RECORDS FOR THE EXERCISE:

********************

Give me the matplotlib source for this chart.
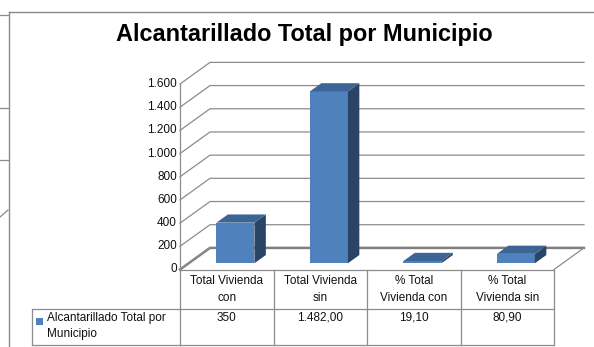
import matplotlib.pyplot as plt
import matplotlib.transforms as mtransforms
from matplotlib.patches import Polygon, Rectangle

plt.rcParams['font.family'] = ['Liberation Sans', 'DejaVu Sans']

title = "Alcantarillado Total por Municipio"
series_name = "Alcantarillado Total por\nMunicipio"
categories = ["Total Vivienda\ncon", "Total Vivienda\nsin", "% Total\nVivienda con", "% Total\nVivienda sin"]
values = [350, 1482.00, 19.10, 80.90]
yticks = [0, 200, 400, 600, 800, 1000, 1200, 1400, 1600]

FRONT = "#4f81bd"
TOP = "#3c6595"
SIDE = "#2a4465"
GRID = "#8c8c8c"
FRAME = "#8a8a8a"


def es_num(v, dec=None):
    # Spanish style: dot for thousands, comma for decimals
    if dec is None:
        s = f"{v:,.0f}"
    else:
        s = f"{v:,.{dec}f}"
    return s.replace(",", "#").replace(".", ",").replace("#", ".")


fig = plt.figure(figsize=(5.94, 3.47), dpi=100)
fig.patch.set_facecolor("white")

# chart axes: x in category units, y in value units
ax = fig.add_axes([0, 0, 1, 1])
cat_px = 93.5
val_per_px = 8.625
ax.set_xlim(-180 / cat_px, (594 - 180) / cat_px)
ax.set_ylim(-(347 - 269.5) * val_per_px, 269.5 * val_per_px)
ax.axis("off")

# pixel overlay for frame, title and table rows
px = fig.add_axes([0, 0, 1, 1], facecolor="none")
px.set_xlim(0, 594)
px.set_ylim(347, 0)
px.axis("off")

cat_x_px_y = mtransforms.blended_transform_factory(ax.transData, px.transData)
px_x_val_y = mtransforms.blended_transform_factory(px.transData, ax.transData)

n = len(categories)
ddx = 30 / cat_px        # depth offset of back wall
ddy = 21.6 * val_per_px

# back wall gridlines
for v in yticks:
    lw = 1.8 if v == 0 else 0.9
    col = "#7f7f7f" if v == 0 else GRID
    ax.plot([0, ddx, n + ddx], [v, v + ddy, v + ddy], color=col, lw=lw, zorder=1)
    ax.text(177, v, es_num(v), transform=px_x_val_y, ha="right", va="center",
            fontsize=8.5, color="#111111")
ax.plot([0, ddx], [0, ddy], color=GRID, lw=0.9, zorder=1)
ax.plot([0, 0], [0, yticks[-1]], color=GRID, lw=0.9, zorder=1)
ax.plot([n, n + ddx], [0, ddy], color=GRID, lw=0.9, zorder=1)
ax.plot([0, n], [0, 0], color=GRID, lw=0.9, zorder=1)

# 3d-looking columns
f1, f2 = 0.29, 0.67
bw = 0.406
for i, v in enumerate(values):
    x0 = i + 0.5 - bw / 2 + f1 * ddx
    y0 = f1 * ddy
    sx = (f2 - f1) * ddx
    sy = (f2 - f1) * ddy
    ax.add_patch(Rectangle((x0, y0), bw, v, facecolor=FRONT, edgecolor="none", zorder=3))
    ax.add_patch(Polygon([(x0 + bw, y0), (x0 + bw + sx, y0 + sy),
                          (x0 + bw + sx, y0 + sy + v), (x0 + bw, y0 + v)],
                         closed=True, facecolor=SIDE, edgecolor="none", zorder=3))
    ax.add_patch(Polygon([(x0, y0 + v), (x0 + sx, y0 + sy + v),
                          (x0 + bw + sx, y0 + sy + v), (x0 + bw, y0 + v)],
                         closed=True, facecolor=TOP, edgecolor="none", zorder=3))

# data table under the plot
row_top, row_mid, row_bot = 270, 309, 345
for i in range(n + 1):
    ax.plot([i, i], [row_top, row_bot], transform=cat_x_px_y, color=GRID, lw=0.9)
for yy in (row_mid, row_bot):
    px.plot([32, 180], [yy, yy], color=GRID, lw=0.9)
    ax.plot([0, n], [yy, yy], transform=cat_x_px_y, color=GRID, lw=0.9)
px.plot([32, 32], [row_mid, row_bot], color=GRID, lw=0.9)

for i, (c, v) in enumerate(zip(categories, values)):
    ax.text(i + 0.5, 289.5, c, transform=cat_x_px_y, ha="center", va="center",
            fontsize=8.5, linespacing=1.45, color="#111111")
    label = es_num(v) if isinstance(v, int) else es_num(v, 2)
    ax.text(i + 0.5, 312, label, transform=cat_x_px_y, ha="center", va="top",
            fontsize=8.5, color="#111111")

px.add_patch(Rectangle((36, 318), 6.5, 6.5, facecolor=FRONT, edgecolor="none"))
px.text(47, 312, series_name, ha="left", va="top", fontsize=8.5,
        linespacing=1.4, color="#111111")

# chart frame and the edge of the chart behind it
px.plot([9.3, 9.3], [11.5, 347], color=FRAME, lw=1.0)
px.plot([9.3, 594], [11.5, 11.5], color=FRAME, lw=1.0)
for yy in (15, 108, 160):
    px.plot([0, 8], [yy, yy], color=FRAME, lw=0.9)
px.plot([0, 8], [217, 210], color=FRAME, lw=0.9)

px.text(304, 41, title, ha="center", va="baseline", fontsize=16.9,
        fontweight="bold", color="black")

fig.savefig("out.png", dpi=100, facecolor="white")
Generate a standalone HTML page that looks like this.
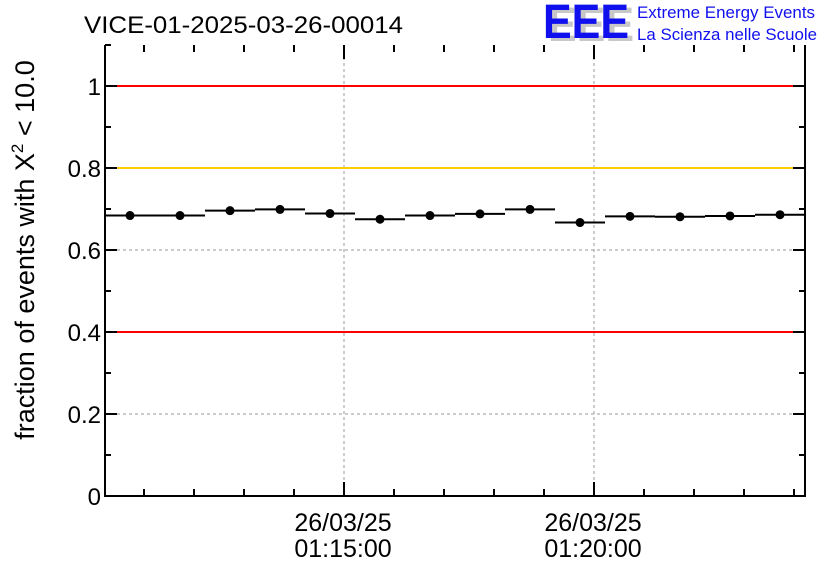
<!DOCTYPE html>
<html><head><meta charset="utf-8"><style>
body{margin:0;background:#fff}
svg{display:block;font-family:"Liberation Sans",Arial,sans-serif}
</style></head><body>
<svg id="c" width="836" height="572" viewBox="0 0 836 572">
<text x="84" y="33" font-size="24" textLength="319" lengthAdjust="spacingAndGlyphs">VICE-01-2025-03-26-00014</text>
<g>
<text x="548" y="41" font-size="48" font-weight="bold" fill="#c8c8c8" textLength="86" lengthAdjust="spacingAndGlyphs">EEE</text>
<text x="543" y="38" font-size="48" font-weight="bold" fill="#1010ee" textLength="86" lengthAdjust="spacingAndGlyphs">EEE</text>
<text x="637" y="18" font-size="17" fill="#1010ee" textLength="178" lengthAdjust="spacingAndGlyphs">Extreme Energy Events</text>
<text x="637" y="40" font-size="17" fill="#1010ee" textLength="180" lengthAdjust="spacingAndGlyphs">La Scienza nelle Scuole</text>
</g>
<g id="plot"></g>
<text transform="translate(34,250) rotate(-90)" text-anchor="middle" font-size="27">fraction of events with Χ<tspan dy="-11" font-size="17">2</tspan><tspan dy="11"> &lt; 10.0</tspan></text>
</svg>
<script>
const binMinutes=[0,1,2,3,4,5,6,7,8,9,10,11,12,13];
const values=[0.684,0.684,0.696,0.699,0.689,0.675,0.684,0.688,0.699,0.667,0.682,0.681,0.683,0.686];
const yTicks=[0,0.2,0.4,0.6,0.8,1];
const yTickLabels=["0","0.2","0.4","0.6","0.8","1"];
const xMajorMinutes=[4.78,9.78];
const xMajorLabels=[["26/03/25","01:15:00"],["26/03/25","01:20:00"]];
const refLines=[{v:1,c:"#ff0000"},{v:0.8,c:"#ffcc00"},{v:0.4,c:"#ff0000"}];
const L=105,R=805,T=45,B=496,yMax=1.1,xMax=14;
const X=m=>L+m/xMax*(R-L);
const Y=v=>B-v/yMax*(B-T);
const g=document.getElementById('plot');
const NS="http://www.w3.org/2000/svg";
function mk(t,a,p){const e=document.createElementNS(NS,t);for(const k in a)e.setAttribute(k,a[k]);(p||g).appendChild(e);return e;}
yTicks.forEach((v)=>{if(v>0){const e=mk('line',{x1:L,x2:R,y1:Y(v),y2:Y(v),stroke:'#999','stroke-dasharray':'3,3','stroke-width':1});

}});
xMajorMinutes.forEach(m=>{const e=mk('line',{x1:X(m),x2:X(m),y1:T,y2:B,stroke:'#999','stroke-dasharray':'3,3'});

});
refLines.forEach(r=>{const e=mk('line',{x1:L,x2:R,y1:Y(r.v),y2:Y(r.v),stroke:r.c,'stroke-width':2});

});
yTicks.forEach((v,i)=>{mk('line',{x1:L,x2:L+12,y1:Y(v),y2:Y(v),stroke:'#000','stroke-width':2});
mk('line',{x1:R,x2:R-12,y1:Y(v),y2:Y(v),stroke:'#000','stroke-width':2});
if(i<yTicks.length-1){mk('line',{x1:L,x2:L+6,y1:Y(v+0.1),y2:Y(v+0.1),stroke:'#000','stroke-width':2});mk('line',{x1:R,x2:R-6,y1:Y(v+0.1),y2:Y(v+0.1),stroke:'#000','stroke-width':2});}
const t=mk('text',{x:L-4,y:Y(v)+9,'text-anchor':'end','font-size':24});t.textContent=yTickLabels[i];

});
mk('line',{x1:L,x2:L+6,y1:Y(1.1),y2:Y(1.1),stroke:'#000','stroke-width':2});
for(let m=xMajorMinutes[0]-4;m<=xMax;m+=1){if(m<0)continue;const maj=xMajorMinutes.some(a=>Math.abs(a-m)<1e-6);const h=maj?14:7;
mk('line',{x1:X(m),x2:X(m),y1:B,y2:B-h,stroke:'#000','stroke-width':2});mk('line',{x1:X(m),x2:X(m),y1:T,y2:T+h,stroke:'#000','stroke-width':2});}
xMajorMinutes.forEach((m,i)=>{[0,1].forEach(j=>{const t=mk('text',{x:X(m)-1,y:531+j*26,'text-anchor':'middle','font-size':25});t.textContent=xMajorLabels[i][j];

});});
binMinutes.forEach((m,i)=>{const y=Y(values[i]);
const l=mk('line',{x1:X(m),x2:X(m+1),y1:y,y2:y,stroke:'#000','stroke-width':2});


const c=mk('circle',{cx:X(m+0.5),cy:y,r:4.5,fill:'#000'});

});
const ax=mk('path',{d:`M${L},${T}V${B}H${R}V${T}`,fill:'none',stroke:'#000','stroke-width':2});


</script>
</body></html>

********************

AIM OF THE TASK:
Without the pictures, repeat the entries above line by line, from the first through the one that contains "plt.rcParams['font.family'] = ['Liberation", both ends included.

WORKED ANSWER:
Give me the matplotlib source for this chart.
import matplotlib.pyplot as plt
import matplotlib.transforms as mtransforms
from matplotlib.patches import Polygon, Rectangle

plt.rcParams['font.family'] = ['Liberation Sans', 'DejaVu Sans']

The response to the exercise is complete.